(Figure scripts)
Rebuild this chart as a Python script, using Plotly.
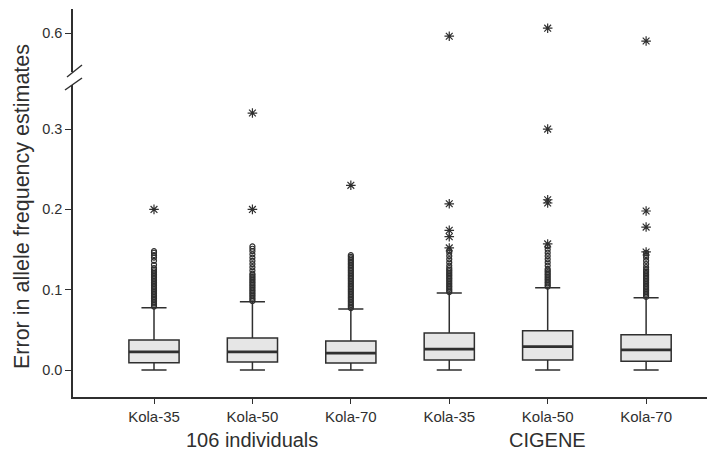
import plotly.graph_objects as go

# ---- data ----
categories = ["Kola-35", "Kola-50", "Kola-70", "Kola-35", "Kola-50", "Kola-70"]
groups = ["106 individuals", "CIGENE"]
positions = [0, 1, 2, 3, 4, 5]

q1 = [0.009, 0.010, 0.0087, 0.0125, 0.0125, 0.011]
median = [0.0225, 0.0225, 0.021, 0.026, 0.029, 0.025]
q3 = [0.0375, 0.040, 0.036, 0.046, 0.049, 0.044]
lower_whisker = [0.0, 0.0, 0.0, 0.0, 0.0, 0.0]
upper_whisker = [0.0775, 0.085, 0.076, 0.096, 0.1025, 0.090]

# mild outliers (open circles)
out_0 = [0.079, 0.081, 0.083, 0.085, 0.087, 0.089, 0.091, 0.093, 0.095, 0.097, 0.099, 0.101,
         0.103, 0.105, 0.107, 0.109, 0.111, 0.113, 0.115, 0.117, 0.119, 0.121, 0.123, 0.125,
         0.127, 0.131, 0.136, 0.140, 0.143, 0.146, 0.148]
out_1 = [0.086, 0.088, 0.090, 0.092, 0.094, 0.096, 0.098, 0.100, 0.102, 0.104, 0.106, 0.108,
         0.110, 0.112, 0.114, 0.116, 0.118, 0.120, 0.124, 0.128, 0.132, 0.136, 0.140, 0.144,
         0.148, 0.151, 0.154]
out_2 = [0.077, 0.079, 0.081, 0.083, 0.085, 0.087, 0.089, 0.091, 0.093, 0.095, 0.097, 0.099,
         0.101, 0.103, 0.105, 0.107, 0.109, 0.111, 0.113, 0.115, 0.117, 0.119, 0.121, 0.123,
         0.125, 0.127, 0.129, 0.131, 0.133, 0.135, 0.137, 0.139, 0.141, 0.143]
out_3 = [0.097, 0.099, 0.101, 0.103, 0.105, 0.107, 0.109, 0.111, 0.113, 0.115, 0.117, 0.119,
         0.121, 0.123, 0.125, 0.127, 0.130, 0.134, 0.138, 0.142, 0.146, 0.149]
out_4 = [0.104, 0.106, 0.108, 0.110, 0.112, 0.114, 0.116, 0.118, 0.120, 0.122, 0.124, 0.126,
         0.130, 0.134, 0.138, 0.142, 0.146, 0.150, 0.154]
out_5 = [0.091, 0.093, 0.095, 0.097, 0.099, 0.101, 0.103, 0.105, 0.107, 0.109, 0.111, 0.113,
         0.115, 0.117, 0.119, 0.121, 0.123, 0.125, 0.128, 0.132, 0.136, 0.140, 0.143, 0.146]
mild_outliers = [out_0, out_1, out_2, out_3, out_4, out_5]

# extreme outliers (asterisks) in the lower panel
ext_0 = [0.200]
ext_1 = [0.200, 0.320]
ext_2 = [0.230]
ext_3 = [0.152, 0.166, 0.174, 0.207]
ext_4 = [0.157, 0.208, 0.212, 0.300]
ext_5 = [0.147, 0.178, 0.198]
extreme_outliers = [ext_0, ext_1, ext_2, ext_3, ext_4, ext_5]

# extreme outliers in the upper (broken) panel
top_positions = [3, 4, 5]
top_values = [0.596, 0.606, 0.590]

low_ticks = [0.0, 0.1, 0.2, 0.3]
low_tick_text = ["0.0", "0.1", "0.2", "0.3"]
high_ticks = [0.6]
high_tick_text = ["0.6"]

y_title = "Error in allele frequency estimates"

# ---- styling ----
OFF = 8  # page body margin of the browser
W, H = 715 - OFF, 455 - OFF
ML, MR, MT, MB = 73 - OFF, 0, 9 - OFF, 0
PLOT_BOTTOM = 397 - OFF
MB = H - PLOT_BOTTOM
PW, PH = W - ML - MR, H - MT - MB
INK = "#2f2f2f"
BOX_W = 0.51


def px_x(p):  # screen pixel -> paper
    return (p - OFF - ML) / PW


def px_y(p):
    return (PLOT_BOTTOM - (p - OFF)) / PH


fig = go.Figure()

for i, pos in enumerate(positions):
    fig.add_trace(go.Box(
        x=[pos], q1=[q1[i]], median=[median[i]], q3=[q3[i]],
        lowerfence=[lower_whisker[i]], upperfence=[upper_whisker[i]],
        width=BOX_W, whiskerwidth=0.5, boxpoints=False,
        fillcolor="#e6e6e6", line=dict(color=INK, width=1.5),
        showlegend=False, hoverinfo="skip", yaxis="y",
    ))
    # thicker median line
    fig.add_trace(go.Scatter(
        x=[pos - BOX_W / 2, pos + BOX_W / 2], y=[median[i], median[i]],
        mode="lines", line=dict(color=INK, width=2.8),
        showlegend=False, hoverinfo="skip", yaxis="y",
    ))
    fig.add_trace(go.Scatter(
        x=[pos] * len(mild_outliers[i]), y=mild_outliers[i], mode="markers",
        marker=dict(symbol="circle-open", size=5, color=INK, line=dict(width=1.2)),
        showlegend=False, hoverinfo="skip", yaxis="y",
    ))
    fig.add_trace(go.Scatter(
        x=[pos] * len(extreme_outliers[i]), y=extreme_outliers[i], mode="markers",
        marker=dict(symbol="asterisk-open", size=8, color=INK, line=dict(width=1.2, color=INK)),
        showlegend=False, hoverinfo="skip", yaxis="y",
    ))

fig.add_trace(go.Scatter(
    x=top_positions, y=top_values, mode="markers",
    marker=dict(symbol="asterisk-open", size=8, color=INK, line=dict(width=1.2, color=INK)),
    showlegend=False, hoverinfo="skip", yaxis="y2",
))

fig.update_layout(
    width=W, height=H,
    margin=dict(l=ML, r=MR, t=MT, b=MB, pad=0),
    paper_bgcolor="white", plot_bgcolor="white",
    font=dict(family="Liberation Sans, Arial, sans-serif", color=INK, size=14),
    xaxis=dict(
        range=[-0.823, 5.70], tickmode="array", tickvals=positions, ticktext=categories,
        showline=True, linecolor=INK, linewidth=1.5, ticks="outside", ticklen=5,
        tickcolor=INK, tickwidth=1.3, showgrid=False, zeroline=False,
        tickfont=dict(size=15), fixedrange=True,
    ),
    yaxis=dict(
        domain=[0, px_y(85)], range=[(370 - 397) / 803, (370 - 85) / 803],
        tickmode="array", tickvals=low_ticks, ticktext=low_tick_text,
        showline=True, linecolor=INK, linewidth=1.5, ticks="outside", ticklen=6,
        tickcolor=INK, tickwidth=1.3, showgrid=False, zeroline=False,
        tickfont=dict(size=14.5),
    ),
    yaxis2=dict(
        domain=[px_y(72), 1], range=[0.6 - 39 / 803, 0.6 + 24 / 803],
        tickmode="array", tickvals=high_ticks, ticktext=high_tick_text,
        showline=True, linecolor=INK, linewidth=1.5, ticks="outside", ticklen=6,
        tickcolor=INK, tickwidth=1.3, showgrid=False, zeroline=False,
        tickfont=dict(size=14.5), anchor="x",
    ),
)

# axis break marks
for (x0, y0, x1, y1) in [(67, 77, 82, 65), (65, 90, 82, 78)]:
    fig.add_shape(type="line", xref="paper", yref="paper",
                  x0=px_x(x0), y0=px_y(y0), x1=px_x(x1), y1=px_y(y1),
                  line=dict(color=INK, width=1.5))

# y title
fig.add_annotation(text=y_title, xref="paper", yref="paper", x=px_x(22), y=px_y(207),
                   textangle=-90, showarrow=False, font=dict(size=21.5, color=INK),
                   xanchor="center", yanchor="middle")

# group labels
for g, gx in zip(groups, [1, 4]):
    fig.add_annotation(text=g, xref="x", yref="paper", x=gx, y=px_y(440),
                       showarrow=False, font=dict(size=20, color=INK),
                       xanchor="center", yanchor="middle")

fig.write_html("out.html")
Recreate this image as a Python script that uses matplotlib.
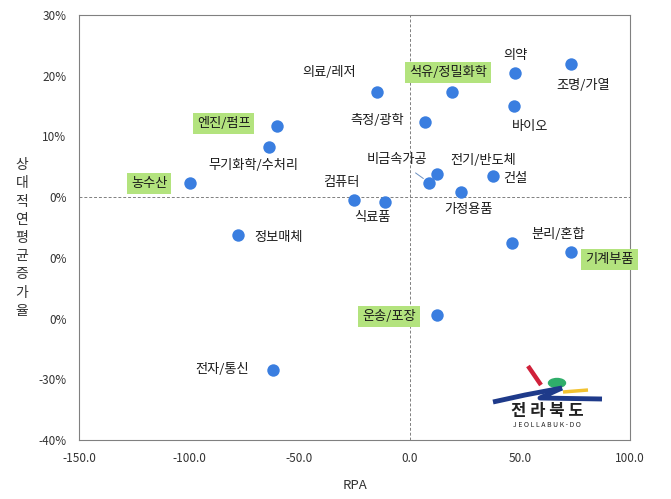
import matplotlib
matplotlib.use('Agg')
import matplotlib.pyplot as plt
from matplotlib.lines import Line2D
from matplotlib.patches import Ellipse
from matplotlib.ticker import FixedLocator

plt.rcParams['font.family'] = ['Noto Sans CJK KR', 'DejaVu Sans']

# data: RPA vs relative average annual growth rate (%)
sectors = ['의료/레저', '엔진/펌프', '무기화학/수처리', '농수산', '컴퓨터', '식료품',
           '정보매체', '의약', '조명/가열', '석유/정밀화학', '바이오', '측정/광학',
           '비금속가공', '전기/반도체', '건설', '가정용품', '분리/혼합', '기계부품',
           '운송/포장', '전자/통신']
rpa = [-14.9, -60.3, -63.8, -99.6, -25.3, -11.0, -77.7, 47.8, 73.2, 19.2,
       47.2, 7.1, 8.8, 12.4, 37.7, 23.4, 46.5, 73.4, 12.4, -62.0]
growth = [17.4, 11.7, 8.3, 2.4, -0.4, -0.8, -6.2, 20.4, 21.9, 17.3,
          15.0, 12.4, 2.4, 3.8, 3.5, 0.9, -7.6, -9.0, -19.4, -28.4]
highlighted = ['엔진/펌프', '농수산', '석유/정밀화학', '기계부품', '운송/포장']
y_ticks = [30, 20, 10, 0, -10, -20, -30, -40]
y_tick_labels = ['30%', '20%', '10%', '0%', '0%', '0%', '-30%', '-40%']
x_ticks = [-150, -100, -50, 0, 50, 100]

# label offsets in pixels (dx, dy)
offsets = {'의료/레저': (-48, 19), '엔진/펌프': (-53, 3), '무기화학/수처리': (-16, -19),
           '농수산': (-41, -1), '컴퓨터': (-13, 17), '식료품': (-13, -16),
           '정보매체': (40, -3), '의약': (0, 18), '조명/가열': (12, -21),
           '석유/정밀화학': (-4, 20), '바이오': (16, -20), '측정/광학': (-48, 1),
           '비금속가공': (-32, 23), '전기/반도체': (46, 14), '건설': (23, -3),
           '가정용품': (7, -18), '분리/혼합': (46, 9), '기계부품': (38, -8),
           '운송/포장': (-48, -2), '전자/통신': (-51, 0)}

W, H = 671, 499
fig = plt.figure(figsize=(W / 100, H / 100), dpi=100)
ax = fig.add_axes([79 / W, 1 - 440 / H, 551 / W, 425 / H])

ax.scatter(rpa, growth, s=80, color='#3a7ee0', zorder=3, linewidths=0)
ax.axhline(0, color='#808080', lw=0.7, ls=(0, (3, 2)), zorder=1)
ax.axvline(0, color='#808080', lw=0.7, ls=(0, (3, 2)), zorder=1)

for name, x, y in zip(sectors, rpa, growth):
    dx, dy = offsets[name]
    kw = {}
    if name in highlighted:
        kw['bbox'] = dict(boxstyle='square,pad=0.3', fc='#b3e37e', ec='none')
    if name == '비금속가공':
        kw['arrowprops'] = dict(arrowstyle='-', color='#6b8fc0', lw=0.7,
                                shrinkA=5, shrinkB=5)
    ax.annotate(name, (x, y), xytext=(dx, dy), textcoords='offset pixels',
                ha='center', va='center', fontsize=9.5, color='#1a1a1a',
                zorder=4, annotation_clip=False, **kw)

ax.set_xlim(-150, 100)
ax.set_ylim(-40, 30)
ax.xaxis.set_major_locator(FixedLocator(x_ticks))
ax.set_xticklabels(['%.1f' % v for v in x_ticks])
ax.yaxis.set_major_locator(FixedLocator(y_ticks))
ax.set_yticklabels(y_tick_labels)
ax.tick_params(length=0, labelsize=8.5, labelcolor='#333333', pad=9)
for sp in ax.spines.values():
    sp.set_color('#808080')
    sp.set_linewidth(0.8)

ax.set_xlabel('RPA', fontsize=9.5, color='#333333', labelpad=10)
fig.text(22 / W, 1 - 238 / H, '\n'.join('상대적연평균증가율'), ha='center',
         va='center', fontsize=10, color='#333333', linespacing=1.38)


# logo (drawn in figure pixel coordinates)
def fp(px, py):
    return px / W, 1 - py / H


tf = fig.transFigure
for pts, col, lw in [([(528, 366), (541, 385)], '#d0213a', 3.2),
                     ([(563, 392), (588, 390)], '#f2c230', 2.5),
                     ([(493, 402), (525, 395), (562, 388)], '#1e3a8a', 3.5),
                     ([(562, 388), (540, 398), (602, 399)], '#1e3a8a', 3.5)]:
    xs, ys = zip(*[fp(*p) for p in pts])
    fig.add_artist(Line2D(xs, ys, transform=tf, color=col, lw=lw,
                          solid_capstyle='butt'))
fig.add_artist(Ellipse(fp(557, 383), 17 / W, 9 / H, transform=tf,
                       color='#2fae6a'))
fig.text(*fp(547, 411), '전 라 북 도', ha='center', va='center', fontsize=12,
         fontweight='heavy', color='#222222')
fig.text(*fp(547, 425), 'J E O L L A B U K - D O', ha='center', va='center',
         fontsize=5, color='#222222')

fig.savefig('out.png', dpi=100)
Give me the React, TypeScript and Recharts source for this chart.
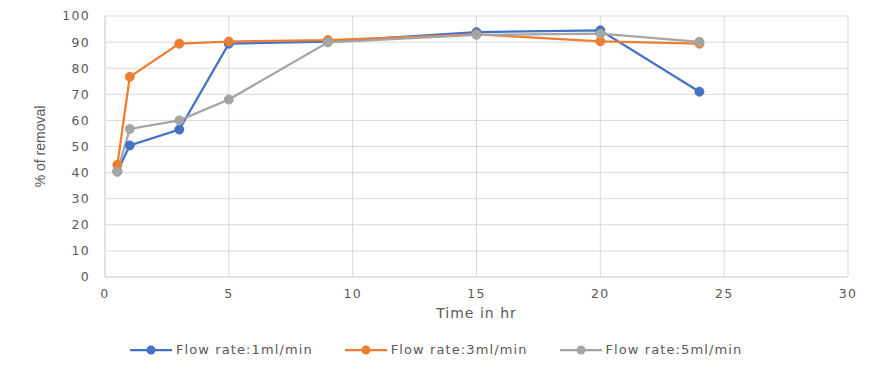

INSTRUCTIONS TO FOLLOW ▸ Your task is to reproduce exactly the lines from the start of the data above through the line containing "upper_whisker = [0.0775, 0.085, 0.076, 0.096, 0.1025, 0.090]", leaving every picture out.

THE ANSWER ▸
Rebuild this chart as a Python script, using Plotly.
import plotly.graph_objects as go

# ---- data ----
categories = ["Kola-35", "Kola-50", "Kola-70", "Kola-35", "Kola-50", "Kola-70"]
groups = ["106 individuals", "CIGENE"]
positions = [0, 1, 2, 3, 4, 5]

q1 = [0.009, 0.010, 0.0087, 0.0125, 0.0125, 0.011]
median = [0.0225, 0.0225, 0.021, 0.026, 0.029, 0.025]
q3 = [0.0375, 0.040, 0.036, 0.046, 0.049, 0.044]
lower_whisker = [0.0, 0.0, 0.0, 0.0, 0.0, 0.0]
upper_whisker = [0.0775, 0.085, 0.076, 0.096, 0.1025, 0.090]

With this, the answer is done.